Friday, 4 January 2008

Hair and other losses

My hair came out after the second dose of FEC. I don’t know which of the three drugs was responsible for my baldness, or whether all three were equally responsible. I favour cyclophosphomide because it sounds like a poison, a weed-killer, perhaps; whereas of the other two, fluoricil could be a tooth-whitener, and epirubicin a jewel-red fruit squash that turns pee pink for a day. But they are all universally toxic to cells (like the sun which shines on good and evil alike); and epirubicin especially, when combined with trastuzamab (Herceptin) is toxic to the heart.
‘If you do arrest,’ Thea told me cheerfully, ‘we can always resussitate you.’

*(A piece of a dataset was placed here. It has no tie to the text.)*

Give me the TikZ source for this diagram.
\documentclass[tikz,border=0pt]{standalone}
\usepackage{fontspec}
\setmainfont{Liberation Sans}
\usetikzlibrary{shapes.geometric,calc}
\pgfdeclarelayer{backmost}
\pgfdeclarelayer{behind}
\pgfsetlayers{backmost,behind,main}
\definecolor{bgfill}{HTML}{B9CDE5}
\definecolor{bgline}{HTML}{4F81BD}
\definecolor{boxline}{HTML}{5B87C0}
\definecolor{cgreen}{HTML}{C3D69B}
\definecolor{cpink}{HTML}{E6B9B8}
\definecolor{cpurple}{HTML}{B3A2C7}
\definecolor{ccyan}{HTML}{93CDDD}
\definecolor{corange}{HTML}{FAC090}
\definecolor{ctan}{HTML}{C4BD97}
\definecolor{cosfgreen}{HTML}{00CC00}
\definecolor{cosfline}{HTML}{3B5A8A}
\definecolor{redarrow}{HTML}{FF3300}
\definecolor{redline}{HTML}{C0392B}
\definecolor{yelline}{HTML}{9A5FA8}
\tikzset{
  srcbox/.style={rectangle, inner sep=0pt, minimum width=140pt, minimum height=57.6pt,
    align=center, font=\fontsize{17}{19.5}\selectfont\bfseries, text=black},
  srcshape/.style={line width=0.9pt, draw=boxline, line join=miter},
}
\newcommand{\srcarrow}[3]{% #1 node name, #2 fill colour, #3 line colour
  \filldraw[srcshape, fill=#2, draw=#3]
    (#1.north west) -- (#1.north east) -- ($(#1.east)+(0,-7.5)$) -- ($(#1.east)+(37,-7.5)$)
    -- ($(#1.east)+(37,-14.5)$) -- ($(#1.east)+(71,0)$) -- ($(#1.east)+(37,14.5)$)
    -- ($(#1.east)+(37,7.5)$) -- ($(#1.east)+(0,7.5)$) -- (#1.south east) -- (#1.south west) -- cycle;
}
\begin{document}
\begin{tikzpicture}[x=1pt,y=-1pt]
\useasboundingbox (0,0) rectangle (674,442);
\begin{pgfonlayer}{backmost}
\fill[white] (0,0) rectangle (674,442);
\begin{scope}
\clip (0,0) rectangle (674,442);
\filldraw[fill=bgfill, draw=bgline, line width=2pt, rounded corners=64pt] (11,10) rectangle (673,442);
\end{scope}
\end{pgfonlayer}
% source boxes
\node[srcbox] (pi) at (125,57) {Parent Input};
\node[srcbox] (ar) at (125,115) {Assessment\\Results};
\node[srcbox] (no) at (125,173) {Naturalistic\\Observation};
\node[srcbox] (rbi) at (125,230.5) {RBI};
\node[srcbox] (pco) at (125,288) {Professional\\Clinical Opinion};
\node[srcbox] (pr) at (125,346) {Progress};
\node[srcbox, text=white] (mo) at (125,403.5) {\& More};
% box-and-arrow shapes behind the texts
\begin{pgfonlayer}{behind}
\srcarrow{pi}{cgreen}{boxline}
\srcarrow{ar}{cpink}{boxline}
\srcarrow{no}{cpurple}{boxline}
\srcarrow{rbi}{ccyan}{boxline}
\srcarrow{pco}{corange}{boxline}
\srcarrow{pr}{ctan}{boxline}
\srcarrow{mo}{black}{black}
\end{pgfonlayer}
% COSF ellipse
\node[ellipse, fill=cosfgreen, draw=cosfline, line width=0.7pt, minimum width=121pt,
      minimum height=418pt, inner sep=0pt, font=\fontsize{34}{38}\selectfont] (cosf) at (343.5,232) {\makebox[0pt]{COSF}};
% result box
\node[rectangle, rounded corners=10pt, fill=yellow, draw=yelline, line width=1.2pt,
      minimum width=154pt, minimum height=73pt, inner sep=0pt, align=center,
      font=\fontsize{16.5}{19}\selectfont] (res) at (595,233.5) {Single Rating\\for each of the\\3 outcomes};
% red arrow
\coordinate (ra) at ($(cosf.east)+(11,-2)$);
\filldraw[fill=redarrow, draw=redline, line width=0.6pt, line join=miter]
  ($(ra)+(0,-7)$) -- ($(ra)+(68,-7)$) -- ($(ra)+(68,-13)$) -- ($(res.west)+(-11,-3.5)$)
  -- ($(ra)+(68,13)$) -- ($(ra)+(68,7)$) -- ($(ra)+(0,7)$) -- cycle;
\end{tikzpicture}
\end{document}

And if I arrested, what would happen to my daughter then? She was staying with my mother in the north while I embarked upon the nasty chemo regimen. I was unsure of how it would affect me, and consequently, my ability to care for my child while I recovered from each dose of poisoning. So I let her go, when my mother put it to me as the only option, without thinking too much about what it would mean to lose my little girl, because thinking about it too much would have made it quite impossible for me to wave her off at the station and go home to an empty house, bereft for the first time in ten years of my only child’s presence, her sweetness and her light. When I waved her off, I still had hair, auburn hair, down to my shoulders, although it badly wanted cutting. I had battled with Cara about it throughout our holiday in Budapest. She wanted me to let it grow.

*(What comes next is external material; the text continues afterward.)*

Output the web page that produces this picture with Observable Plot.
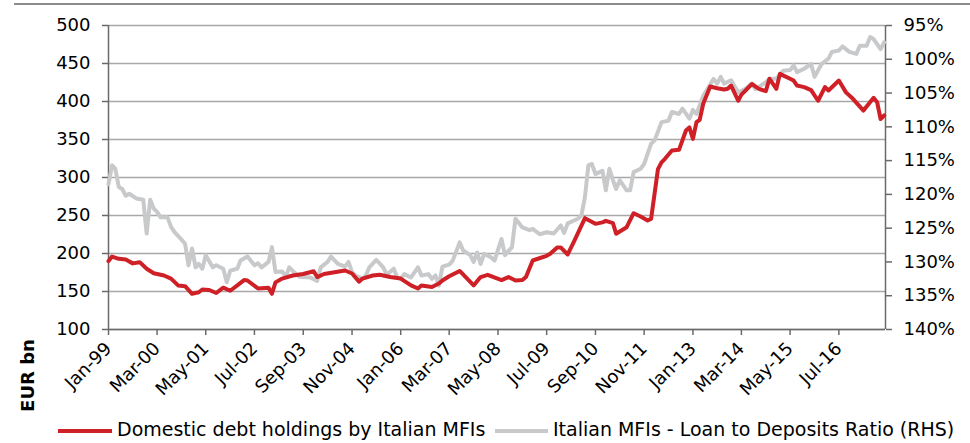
<!DOCTYPE html>
<html>
<head>
<meta charset="utf-8">
<script src="https://cdn.jsdelivr.net/npm/d3@7"></script>
<script src="https://cdn.jsdelivr.net/npm/@observablehq/plot@0.6"></script>
<style>
  html, body { margin: 0; padding: 0; background: #fff; }
  body { font-family: "DejaVu Sans", sans-serif; color: #000; }
  #wrap { position: relative; width: 970px; height: 443px; overflow: hidden; }
  #topline { position: absolute; left: 14px; right: 0; top: 3px; height: 2px; background: #8c8c8c; }
  #chart { position: absolute; left: 0; top: 0; }
  #legend { position: absolute; left: 0; top: 415px; width: 970px; height: 28px; }
  .sw { position: absolute; height: 4px; top: 14px; }
  .lt { position: absolute; top: 3px; font-size: 19px; line-height: 22px; white-space: nowrap; color: #000; }
</style>
</head>
<body>
<div id="wrap">
  <div id="chart"></div>
  <div id="topline"></div>
  <div id="legend"></div>
</div>
<script>
// ---- Data ----
const seriesNames = ["Domestic debt holdings by Italian MFIs", "Italian MFIs - Loan to Deposits Ratio (RHS)"];
const yAxisLabel = "EUR bn";

const leftTicks = [100, 150, 200, 250, 300, 350, 400, 450, 500];
const rightTicks = [95, 100, 105, 110, 115, 120, 125, 130, 135, 140];
const xTickDates = ["1999-01","2000-03","2001-05","2002-07","2003-09","2004-11","2006-01","2007-03","2008-05","2009-07","2010-09","2011-11","2013-01","2014-03","2015-05","2016-07"];

const redDates = ["1999-01","1999-02","1999-04","1999-06","1999-08","1999-10","1999-12","2000-02","2000-05","2000-07","2000-09","2000-11","2001-01","2001-03","2001-04","2001-06","2001-08","2001-10","2001-12","2002-02","2002-04","2002-05","2002-08","2002-11","2002-12","2003-01","2003-03","2003-06","2003-09","2003-12","2004-01","2004-03","2004-06","2004-09","2004-11","2005-01","2005-02","2005-05","2005-07","2005-10","2006-01","2006-04","2006-06","2006-07","2006-10","2006-12","2007-01","2007-03","2007-06","2007-10","2007-12","2008-02","2008-06","2008-08","2008-10","2008-12","2009-01","2009-03","2009-07","2009-08","2009-10","2009-11","2010-01","2010-03","2010-06","2010-09","2010-11","2010-12","2011-02","2011-03","2011-06","2011-08","2011-10","2011-12","2012-01","2012-03","2012-04","2012-05","2012-07","2012-09","2012-11","2012-12","2013-01","2013-02","2013-03","2013-04","2013-06","2013-08","2013-10","2013-11","2013-12","2014-02","2014-03","2014-06","2014-08","2014-10","2014-11","2015-01","2015-02","2015-05","2015-06","2015-07","2015-09","2015-11","2016-01","2016-03","2016-04","2016-07","2016-09","2016-11","2017-02","2017-05","2017-06","2017-07","2017-08"];
const redValues = [190,196,193,192,187,188.6,180,174,171,167,158,157,147,149,152.6,152,148,155,151,158,165,164.5,154,155,147,162,167,171,173,176.7,169,173,175.4,177.6,173.7,163,167,171,172,169,167,158,154,158,156,160.5,164.5,170,177,158,169,172,165,169,164.5,165,169,190.8,197,199.6,208,208,198.7,217,246.5,239,241,243,240,226,234.6,253,248.7,243.4,245.6,311,320,324.6,335.5,336.4,361.8,366,350.8,372.8,375.9,397,419.7,417.5,415.8,416.7,421,401,409,423,416.7,413.6,430,416.7,436.4,430,427.6,421,418.9,415,401,419,414.5,427.6,412,403.5,388,404.8,399,377,381.6];

const grayDates = ["1999-01","1999-02","1999-03","1999-04","1999-05","1999-06","1999-07","1999-09","1999-11","1999-12","2000-01","2000-02","2000-03","2000-04","2000-06","2000-07","2000-08","2000-10","2000-11","2000-12","2001-01","2001-02","2001-03","2001-04","2001-05","2001-07","2001-08","2001-10","2001-11","2001-12","2002-02","2002-03","2002-05","2002-07","2002-08","2002-09","2002-11","2002-12","2003-01","2003-03","2003-04","2003-05","2003-07","2003-08","2003-11","2004-01","2004-02","2004-04","2004-05","2004-07","2004-09","2004-10","2004-11","2004-12","2005-02","2005-03","2005-04","2005-06","2005-08","2005-09","2005-11","2005-12","2006-01","2006-02","2006-04","2006-06","2006-07","2006-09","2006-10","2006-11","2006-12","2007-01","2007-03","2007-04","2007-06","2007-07","2007-09","2007-10","2007-11","2007-12","2008-01","2008-03","2008-04","2008-06","2008-07","2008-09","2008-10","2008-12","2009-02","2009-03","2009-05","2009-07","2009-09","2009-11","2009-12","2010-01","2010-04","2010-05","2010-06","2010-07","2010-08","2010-09","2010-11","2010-12","2011-01","2011-02","2011-03","2011-04","2011-06","2011-07","2011-08","2011-10","2011-11","2012-01","2012-02","2012-04","2012-06","2012-07","2012-09","2012-10","2012-12","2013-01","2013-02","2013-04","2013-05","2013-07","2013-08","2013-09","2013-10","2013-12","2014-02","2014-04","2014-06","2014-07","2014-08","2014-10","2014-11","2015-01","2015-03","2015-05","2015-06","2015-07","2015-09","2015-11","2015-12","2016-02","2016-04","2016-05","2016-07","2016-08","2016-10","2016-12","2017-01","2017-03","2017-04","2017-05","2017-07","2017-08"];
const grayValues = [118.5,115.7,116.2,118.9,119.2,120.2,119.9,120.6,120.8,125.8,120.8,122.1,122.6,123.4,123.4,124.8,125.6,126.7,127.3,130.5,128,130.8,130.3,131,129,130.8,130.5,131,133,131.3,131,129.8,129.2,130.5,130.2,130.8,130,127.8,131.5,131.4,132.2,130.8,131.8,132.2,132.3,132.8,130.8,130,129.2,130.3,130.7,130,131.5,132,132.5,132,130.8,129.7,130.8,131.9,131,132.3,132.5,131.8,132.3,130.8,132,131.8,132.5,132,133.5,130.7,130.4,129.8,127.1,128.3,129,130,128.6,130.3,128.8,129.3,129.8,126.6,129,127.8,123.6,124.9,125.3,125.1,125.9,125.6,125.8,124.6,125.7,124.3,123.6,123.1,120.4,115.7,115.5,117,116.5,119.4,116.2,117.9,119.2,117.9,119.4,119.4,116.7,116.2,115.5,112.5,112,109.3,109.1,107.8,108.1,107.3,108.8,107.5,108.1,105.4,104.6,102.9,103.6,102.6,103.6,103.1,104.9,104.4,103.6,104.4,104.1,103.4,102.9,102.9,101.7,101.6,100.9,101.9,101.4,100.7,102.6,100.7,99.9,98.9,98.7,98.1,98.9,99.2,98,98,96.7,97,98.5,97.5];

const colors = { red: "#cf2027", gray: "#c8c9cb", grid: "#a8a8a8", axis: "#6a6a6a" };

// ---- Build ----
const parse = d3.utcParse("%Y-%m");
// map the right-hand ratio axis (95% top .. 140% bottom) onto the left scale (500 .. 100)
const toLeft = r => 500 - (r - 95) * 400 / 45;
const fromLeft = v => Math.round(95 + (500 - v) * 45 / 400);

const red = redDates.map((d, i) => ({ date: parse(d), value: redValues[i] }));
const gray = grayDates.map((d, i) => ({ date: parse(d), value: toLeft(grayValues[i]) }));
const xDomain = [new Date(Date.UTC(1999, 0, 1)), new Date(Date.UTC(2017, 7, 13))];
const fmt = d3.utcFormat("%b-%y");

const chart = Plot.plot({
  width: 970,
  height: 415,
  marginLeft: 108,
  marginRight: 85,
  marginTop: 25,
  marginBottom: 86,
  style: { fontFamily: "DejaVu Sans, sans-serif", fontSize: "18px", color: "#000", background: "transparent", overflow: "visible" },
  x: { type: "utc", domain: xDomain },
  y: { domain: [100, 500] },
  marks: [
    Plot.gridY(leftTicks, { stroke: colors.grid, strokeOpacity: 1, strokeWidth: 1.5 }),
    Plot.ruleY([100], { stroke: colors.axis, strokeWidth: 1.5 }),
    Plot.ruleX([xDomain[0], xDomain[1]], { stroke: colors.axis, strokeWidth: 1.5 }),
    Plot.axisY(leftTicks, { anchor: "left", tickSize: 6, tickPadding: 12, stroke: colors.axis, strokeWidth: 1.5, label: null, fontSize: 18 }),
    Plot.axisY(rightTicks.map(toLeft), { anchor: "right", tickSize: 6, tickPadding: 12, stroke: colors.axis, strokeWidth: 1.5, label: null, fontSize: 18, tickFormat: v => fromLeft(v) + "%" }),
    Plot.axisX(xTickDates.map(parse), { anchor: "bottom", tickSize: 6, tickPadding: 10, tickRotate: -45, textAnchor: "end", stroke: colors.axis, strokeWidth: 1.5, label: null, fontSize: 18, tickFormat: fmt }),
    Plot.line(gray, { x: "date", y: "value", stroke: colors.gray, strokeWidth: 4, strokeLinejoin: "round", strokeLinecap: "round" }),
    Plot.line(red, { x: "date", y: "value", stroke: colors.red, strokeWidth: 4, strokeLinejoin: "round", strokeLinecap: "round" }),
    Plot.text([yAxisLabel], { frameAnchor: "bottom-left", dx: -75, dy: 46, rotate: -90, textAnchor: "middle", fontWeight: "bold", fontSize: 18 })
  ]
});
document.getElementById("chart").appendChild(chart);

// ---- Legend (HTML, below the plot area) ----
const legend = document.getElementById("legend");
const items = [
  { name: seriesNames[0], color: colors.red, sx: 58, sw: 54, tx: 117 },
  { name: seriesNames[1], color: colors.gray, sx: 495, sw: 53, tx: 553 }
];
for (const it of items) {
  const s = document.createElement("div");
  s.className = "sw";
  s.style.left = it.sx + "px";
  s.style.width = it.sw + "px";
  s.style.background = it.color;
  legend.appendChild(s);
  const t = document.createElement("div");
  t.className = "lt";
  t.style.left = it.tx + "px";
  t.textContent = it.name;
  legend.appendChild(t);
}
</script>
</body>
</html>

The breast nurse, Janet, had told me about the cold cap, a ridiculous-looking blue helmet that is meant to minimise the risk of hair-loss through chemotherapy. It maximises the treatment time, however, because it needs to be worn for a bit before the drugs are infused, during the infusion, and, I think, for a short time afterwards. My objective was to spend as little time at the hospital as was possible in order to spend as much time as was left to me with my daughter. My hair was a small price to pay for this precious commodity of time, newly precious to me because I had wasted so much of it. Cara, I hoped, would understand.
‘And anyway, it grows back in six months,’ Thea said, ever cheerful, ever sure. ‘The wig lady’s here today. You can get a wig on the NHS. Why don’t I introduce you?’
On the advice of the wig lady, who clearly knew about these things, I went for a pre-chemo crop at an expensive salon with a chair that massaged my back while my hair was being washed and my head massaged. This was the only visit I have ever made to a hairdressers’ when I didn’t feel intimidated by the experience, made all the more enjoyable because the stylist was the first person I had chatted with in over two weeks who did not know I had cancer. A haircut usually lasts me about six weeks, although I figured that, this time, instead of the hair growing out of its style, it would probably fall out altogether, something I neglected to tell the stylist as I tipped her. My next cut was waiting in a box at home: a Raquel Welch ‘pixie’ wig, with a steel brush to groom it and its own special shampoo and conditioning bottles. I hoped it would make Cara laugh, because seeing her cry again, as she cried when she learnt of my diagnosis, throwing herself down on the hardwood living room floor and howling with an existential despair, while my mother went to phone a friend in the other room, and I stood there helplessly, was more than I could bear. That my daughter should come to know despair at the age of ten, because of me, caused me far more pain and grief than the disease itself. How I would get through this, I didn’t know. But I knew that I would get through it. I have breast cancer, I said to myself, as I opened my eyes the morning after diagnosis, knowing that it was going to be like this every morning now, for the rest of my life, ever walking beside me. I have breast cancer, but I will get through it. It was like a mantra.